I made it my mission this year to find unusual Easter books, books that play variations of Easter’s main themes rather than hammer out the melody over and over. That is, I went looking for books that don’t recount the events of Holy Week in the usual way.

Michael Hague's Easter Treasury | Little Book, Big Story

We have a number of books that do that and I love them, but reading them repeatedly for the forty days of Lent can deaden the power and beauty of the resurrection story a bit by Easter, so this year, we tried something different: in Lent’s early weeks, we’ve been reading from books like At Jerusalem’s Gate and this one, Michael Hague’s Family Easter Treasury.  We’ve been savoring variations upon that main theme, whetting our appetite for the rich feast of books to come.

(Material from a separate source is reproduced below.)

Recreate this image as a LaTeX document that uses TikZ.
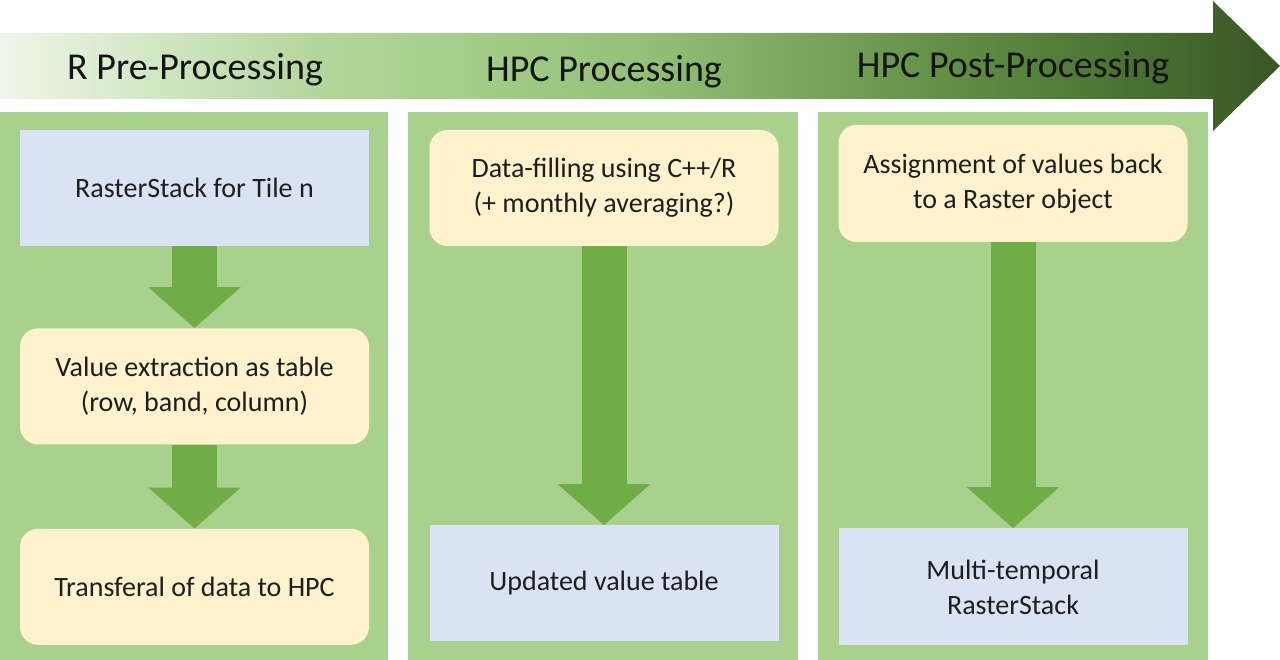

This book is similar in style to The Children’s Book of Virtues (also illustrated by Michael Hague). It contains accounts of the Easter story, but they’re tucked into a well-chosen collection of fairy tales, folk tales, poems, hymns and stories that all touch on Easter in some fashion. The stories we’ve read so far have been beautiful—”The Maid of Emmaeus,” especially, and “The Selfish Giant.” We’ve savored them slowly as a part of our homeschool mornings, and they’ve already become a valuable part of our Easter library.

Michael Hague's Easter Treasury | Little Book, Big Story

And Easter is coming! Soon we’ll pull out the old favorites and set this new favorite aside, but right now, this treasury is just right.